## Stated goal
Below are some records. Say how many of their lines include the string "script", giving only the number.
········
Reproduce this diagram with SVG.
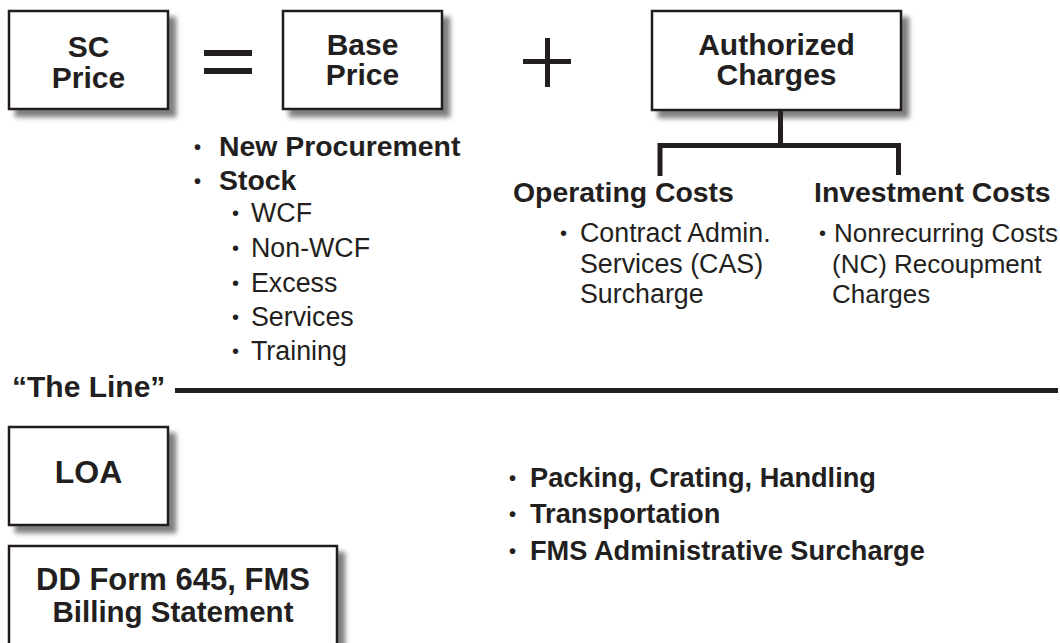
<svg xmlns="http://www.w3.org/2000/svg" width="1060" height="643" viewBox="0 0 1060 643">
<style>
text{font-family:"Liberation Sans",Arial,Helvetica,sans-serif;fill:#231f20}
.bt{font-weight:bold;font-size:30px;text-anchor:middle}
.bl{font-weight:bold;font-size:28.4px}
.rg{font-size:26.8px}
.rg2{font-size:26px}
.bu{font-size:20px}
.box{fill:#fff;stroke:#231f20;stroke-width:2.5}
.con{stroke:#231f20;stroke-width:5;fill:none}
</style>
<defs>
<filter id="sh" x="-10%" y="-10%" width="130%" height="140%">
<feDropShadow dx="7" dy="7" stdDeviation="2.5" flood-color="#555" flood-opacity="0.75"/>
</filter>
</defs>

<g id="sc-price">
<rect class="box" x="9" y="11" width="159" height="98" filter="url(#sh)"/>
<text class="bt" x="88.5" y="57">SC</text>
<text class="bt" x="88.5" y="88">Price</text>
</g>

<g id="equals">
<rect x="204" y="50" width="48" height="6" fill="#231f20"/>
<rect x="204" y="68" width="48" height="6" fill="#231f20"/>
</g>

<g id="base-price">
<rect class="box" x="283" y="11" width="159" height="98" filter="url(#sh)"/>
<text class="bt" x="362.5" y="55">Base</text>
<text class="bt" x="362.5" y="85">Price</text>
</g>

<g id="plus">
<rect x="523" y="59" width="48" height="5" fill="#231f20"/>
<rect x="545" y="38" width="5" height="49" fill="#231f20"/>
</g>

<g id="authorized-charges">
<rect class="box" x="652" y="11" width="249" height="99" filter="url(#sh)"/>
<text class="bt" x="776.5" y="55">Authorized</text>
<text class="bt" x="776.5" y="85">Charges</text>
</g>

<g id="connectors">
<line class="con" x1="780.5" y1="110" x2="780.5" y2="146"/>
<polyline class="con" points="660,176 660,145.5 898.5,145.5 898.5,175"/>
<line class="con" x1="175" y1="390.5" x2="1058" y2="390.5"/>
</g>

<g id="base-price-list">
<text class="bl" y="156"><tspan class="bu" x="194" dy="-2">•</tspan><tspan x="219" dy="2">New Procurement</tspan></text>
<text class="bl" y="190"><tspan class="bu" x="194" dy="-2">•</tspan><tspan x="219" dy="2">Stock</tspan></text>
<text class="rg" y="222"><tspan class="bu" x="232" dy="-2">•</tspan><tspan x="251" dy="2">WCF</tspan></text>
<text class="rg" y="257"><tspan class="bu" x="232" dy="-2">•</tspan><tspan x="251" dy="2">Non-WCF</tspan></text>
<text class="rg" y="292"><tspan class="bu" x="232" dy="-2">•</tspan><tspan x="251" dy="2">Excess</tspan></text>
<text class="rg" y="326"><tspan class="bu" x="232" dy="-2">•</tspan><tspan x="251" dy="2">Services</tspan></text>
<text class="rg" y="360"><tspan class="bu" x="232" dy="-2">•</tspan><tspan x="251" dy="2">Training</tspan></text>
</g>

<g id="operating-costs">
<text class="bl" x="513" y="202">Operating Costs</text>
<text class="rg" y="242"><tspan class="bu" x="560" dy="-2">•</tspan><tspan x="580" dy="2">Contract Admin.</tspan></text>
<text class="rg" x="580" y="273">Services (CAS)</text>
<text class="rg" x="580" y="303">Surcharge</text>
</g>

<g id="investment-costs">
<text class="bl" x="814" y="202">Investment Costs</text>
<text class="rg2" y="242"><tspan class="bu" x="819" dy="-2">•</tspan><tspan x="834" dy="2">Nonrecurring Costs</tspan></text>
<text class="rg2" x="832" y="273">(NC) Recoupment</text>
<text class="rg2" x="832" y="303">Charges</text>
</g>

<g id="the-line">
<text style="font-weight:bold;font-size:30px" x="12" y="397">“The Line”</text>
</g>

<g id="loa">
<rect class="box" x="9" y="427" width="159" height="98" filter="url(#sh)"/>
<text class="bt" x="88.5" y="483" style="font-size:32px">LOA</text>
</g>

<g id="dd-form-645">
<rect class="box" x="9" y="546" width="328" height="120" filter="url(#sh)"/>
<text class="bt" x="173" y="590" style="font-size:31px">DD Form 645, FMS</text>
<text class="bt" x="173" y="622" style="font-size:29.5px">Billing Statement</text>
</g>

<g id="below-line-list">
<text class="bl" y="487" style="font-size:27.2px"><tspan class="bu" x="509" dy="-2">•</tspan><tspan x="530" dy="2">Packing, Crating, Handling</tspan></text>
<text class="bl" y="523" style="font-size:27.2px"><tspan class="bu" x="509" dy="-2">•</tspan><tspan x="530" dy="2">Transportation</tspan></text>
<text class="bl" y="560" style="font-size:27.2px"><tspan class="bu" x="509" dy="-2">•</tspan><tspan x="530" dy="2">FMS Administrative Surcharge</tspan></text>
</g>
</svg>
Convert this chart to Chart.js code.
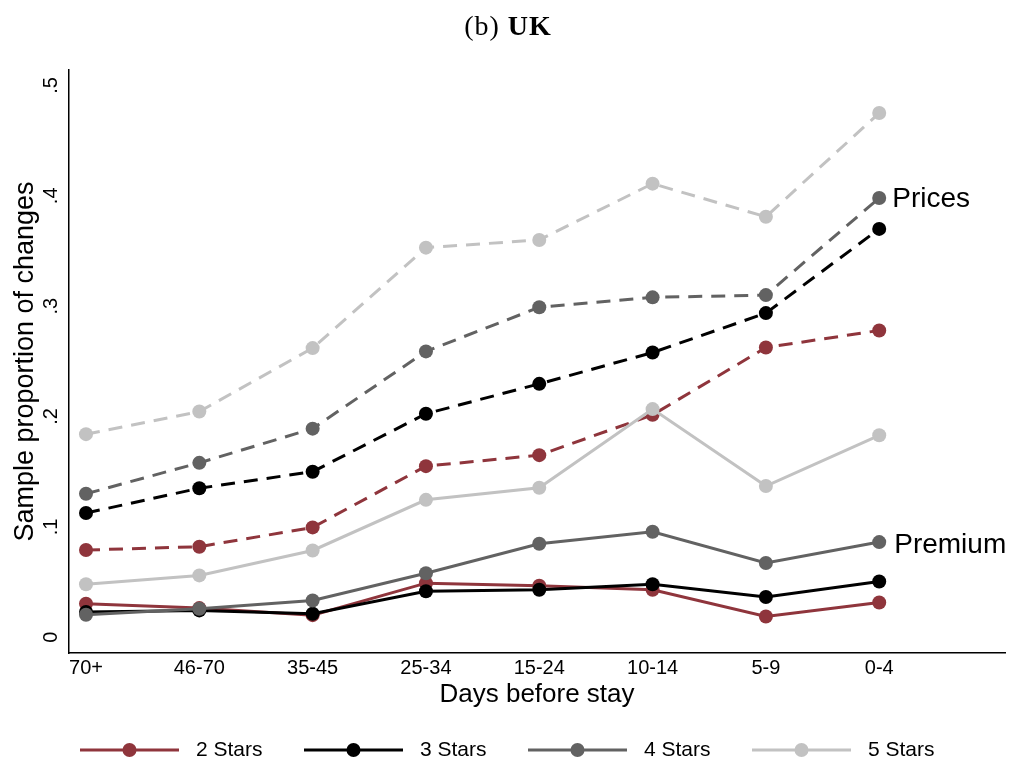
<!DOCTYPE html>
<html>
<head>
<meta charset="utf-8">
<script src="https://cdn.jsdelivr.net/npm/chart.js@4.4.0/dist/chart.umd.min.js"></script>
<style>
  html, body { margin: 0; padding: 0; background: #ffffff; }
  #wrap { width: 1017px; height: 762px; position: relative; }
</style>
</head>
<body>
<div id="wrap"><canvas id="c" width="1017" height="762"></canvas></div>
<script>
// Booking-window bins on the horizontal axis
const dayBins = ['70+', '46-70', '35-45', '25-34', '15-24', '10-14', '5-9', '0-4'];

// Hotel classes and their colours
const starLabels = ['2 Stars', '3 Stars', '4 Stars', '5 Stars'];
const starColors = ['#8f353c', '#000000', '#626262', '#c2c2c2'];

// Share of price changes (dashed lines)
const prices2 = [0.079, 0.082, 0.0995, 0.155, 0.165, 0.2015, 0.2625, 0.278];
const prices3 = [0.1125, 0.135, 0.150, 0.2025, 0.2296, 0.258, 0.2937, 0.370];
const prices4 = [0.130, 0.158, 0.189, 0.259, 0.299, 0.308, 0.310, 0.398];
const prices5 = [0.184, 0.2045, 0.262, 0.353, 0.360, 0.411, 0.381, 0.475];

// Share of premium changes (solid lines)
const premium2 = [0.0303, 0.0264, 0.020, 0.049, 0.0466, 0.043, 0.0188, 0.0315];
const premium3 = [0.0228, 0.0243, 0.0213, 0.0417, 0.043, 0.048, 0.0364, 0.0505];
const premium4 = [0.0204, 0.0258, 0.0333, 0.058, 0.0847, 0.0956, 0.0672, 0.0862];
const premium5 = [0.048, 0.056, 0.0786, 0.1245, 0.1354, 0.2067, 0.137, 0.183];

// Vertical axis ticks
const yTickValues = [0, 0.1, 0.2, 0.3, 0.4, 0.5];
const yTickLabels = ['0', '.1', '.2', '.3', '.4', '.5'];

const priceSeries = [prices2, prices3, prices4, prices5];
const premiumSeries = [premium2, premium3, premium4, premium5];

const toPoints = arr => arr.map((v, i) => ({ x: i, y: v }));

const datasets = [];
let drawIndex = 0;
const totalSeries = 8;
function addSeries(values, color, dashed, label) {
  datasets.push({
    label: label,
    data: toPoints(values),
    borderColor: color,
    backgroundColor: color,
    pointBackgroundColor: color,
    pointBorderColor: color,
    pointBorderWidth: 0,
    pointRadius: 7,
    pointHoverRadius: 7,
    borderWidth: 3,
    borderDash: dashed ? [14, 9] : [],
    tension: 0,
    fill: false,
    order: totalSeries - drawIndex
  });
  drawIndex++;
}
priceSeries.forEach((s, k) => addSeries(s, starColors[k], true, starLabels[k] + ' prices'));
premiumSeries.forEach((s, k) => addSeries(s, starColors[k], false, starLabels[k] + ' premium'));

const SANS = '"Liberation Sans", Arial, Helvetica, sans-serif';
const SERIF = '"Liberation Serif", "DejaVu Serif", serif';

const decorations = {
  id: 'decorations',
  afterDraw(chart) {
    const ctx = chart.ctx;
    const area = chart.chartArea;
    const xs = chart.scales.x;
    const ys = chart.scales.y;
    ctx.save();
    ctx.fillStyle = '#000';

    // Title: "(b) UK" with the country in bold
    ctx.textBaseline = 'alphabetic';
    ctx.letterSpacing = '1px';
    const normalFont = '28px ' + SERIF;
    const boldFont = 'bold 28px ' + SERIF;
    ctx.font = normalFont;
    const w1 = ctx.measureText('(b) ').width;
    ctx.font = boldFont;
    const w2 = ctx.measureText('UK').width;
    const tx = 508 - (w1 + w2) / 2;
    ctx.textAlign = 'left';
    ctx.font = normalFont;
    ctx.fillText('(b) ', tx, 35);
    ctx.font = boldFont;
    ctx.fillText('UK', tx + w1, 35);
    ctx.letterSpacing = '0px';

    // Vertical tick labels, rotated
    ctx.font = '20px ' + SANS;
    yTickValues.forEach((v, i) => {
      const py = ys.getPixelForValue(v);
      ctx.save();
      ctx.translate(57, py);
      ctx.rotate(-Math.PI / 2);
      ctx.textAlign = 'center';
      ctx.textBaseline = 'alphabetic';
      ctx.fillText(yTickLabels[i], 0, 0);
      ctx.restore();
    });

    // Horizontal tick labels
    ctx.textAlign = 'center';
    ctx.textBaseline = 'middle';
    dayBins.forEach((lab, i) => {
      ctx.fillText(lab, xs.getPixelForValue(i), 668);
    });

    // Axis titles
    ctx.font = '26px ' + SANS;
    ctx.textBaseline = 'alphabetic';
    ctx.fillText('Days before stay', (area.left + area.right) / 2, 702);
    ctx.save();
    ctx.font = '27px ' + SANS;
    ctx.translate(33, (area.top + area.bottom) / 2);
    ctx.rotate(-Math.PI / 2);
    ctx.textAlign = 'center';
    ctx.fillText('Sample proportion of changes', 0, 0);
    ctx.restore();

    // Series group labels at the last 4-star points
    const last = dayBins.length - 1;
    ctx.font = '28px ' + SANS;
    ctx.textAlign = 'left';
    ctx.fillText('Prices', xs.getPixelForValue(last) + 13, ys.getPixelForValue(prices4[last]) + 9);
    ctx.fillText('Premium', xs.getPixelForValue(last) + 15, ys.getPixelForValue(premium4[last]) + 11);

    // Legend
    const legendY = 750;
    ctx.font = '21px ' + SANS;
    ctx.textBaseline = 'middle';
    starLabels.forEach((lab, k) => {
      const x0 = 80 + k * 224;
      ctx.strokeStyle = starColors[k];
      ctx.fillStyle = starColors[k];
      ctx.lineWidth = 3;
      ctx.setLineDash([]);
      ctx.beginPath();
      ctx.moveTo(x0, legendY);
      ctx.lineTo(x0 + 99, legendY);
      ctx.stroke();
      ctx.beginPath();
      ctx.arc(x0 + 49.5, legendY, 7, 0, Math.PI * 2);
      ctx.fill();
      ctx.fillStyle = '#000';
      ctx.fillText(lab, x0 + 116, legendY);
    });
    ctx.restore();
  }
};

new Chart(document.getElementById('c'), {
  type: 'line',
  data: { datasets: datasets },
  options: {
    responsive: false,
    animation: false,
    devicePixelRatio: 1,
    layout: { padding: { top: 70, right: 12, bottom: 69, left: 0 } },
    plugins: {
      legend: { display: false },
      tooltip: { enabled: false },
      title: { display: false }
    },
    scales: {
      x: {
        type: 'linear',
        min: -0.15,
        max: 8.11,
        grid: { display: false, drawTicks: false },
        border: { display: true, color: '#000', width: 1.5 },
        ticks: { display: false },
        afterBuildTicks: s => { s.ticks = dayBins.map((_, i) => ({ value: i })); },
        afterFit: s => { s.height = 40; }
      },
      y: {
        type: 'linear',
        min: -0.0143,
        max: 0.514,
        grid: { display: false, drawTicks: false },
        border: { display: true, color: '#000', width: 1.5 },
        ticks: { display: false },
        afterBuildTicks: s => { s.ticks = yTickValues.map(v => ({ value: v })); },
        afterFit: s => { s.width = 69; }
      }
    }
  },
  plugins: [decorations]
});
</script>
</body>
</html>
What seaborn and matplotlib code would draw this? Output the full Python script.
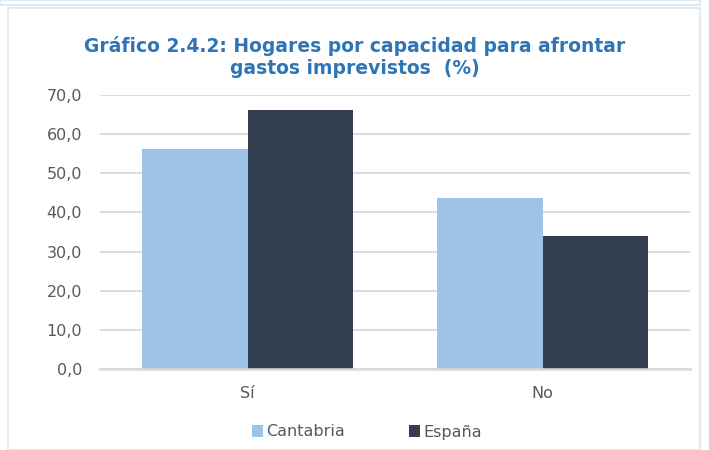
········
## Worked solution
4